Having regard to the interests of other users of the Royal parks, I do not consider that it would be desirable to set apart any of the roads in these parks for this purpose.
Now that the horse is not as popular as it was before the War, could not a part of the roads be adapted for the purpose?
No. I am sure I should be very sorry indeed that the user of the roads should be changed in that fashion. It is rather nice to see horses there.
Is it not the case that the horses belong to the rich people?
Railway Passenger Accommodation (Fish Workers)
asked the Minister of Transport whether, in view of the dangerous conditions of overcrowding in which women and other fish-workers returning from Yarmouth and Lowestoft to Scotland have in former years been compelled to travel, he will take steps, either by representation to the railway authorities or otherwise, to see that adequate railway-carriage accommodation is provided at the approaching termination of the East Anglian fishing season?
I will bring the hon. and gallant Member's representations to the notice of the railway companies concerned.
London Omnibuses (Standing Passengers)
asked the Secretary of State for the Home Department whether his attention has been drawn to the breaking of regulations concerning standing passengers in omnibuses; and how many prosecutions for this offence in the Metropolitan Police area have taken place during the last 12 months?
As my hon.

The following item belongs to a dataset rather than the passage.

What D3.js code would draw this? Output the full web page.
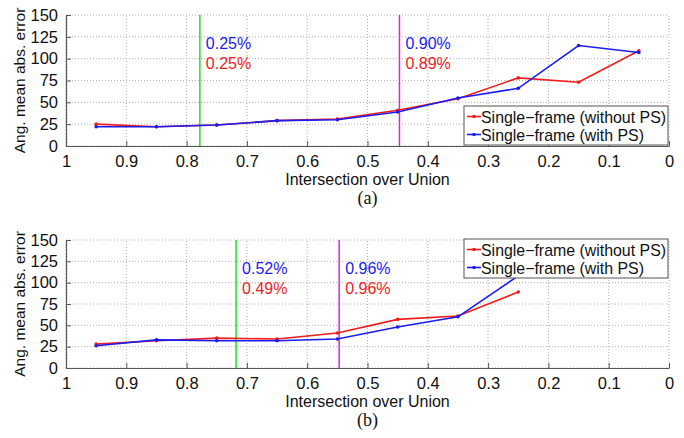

Friend is no doubt aware, it is the considered policy to allow some latitude in the matter of standing passengers during the rush hours, provided the number of standing passengers does not exceed five. Where this number is exceeded or standing passengers are carried at other times of day, action is taken by the police and in the 12 months ended 31st October last proceedings were instituted in 110 cases. In addition proceedings were instituted against conductors of motor coaches in 70 eases.
Will the Home Secretary try to see that better omnibuses are allowed to ply for hire along those overcrowded routes in the future, so as to prevent straphanging?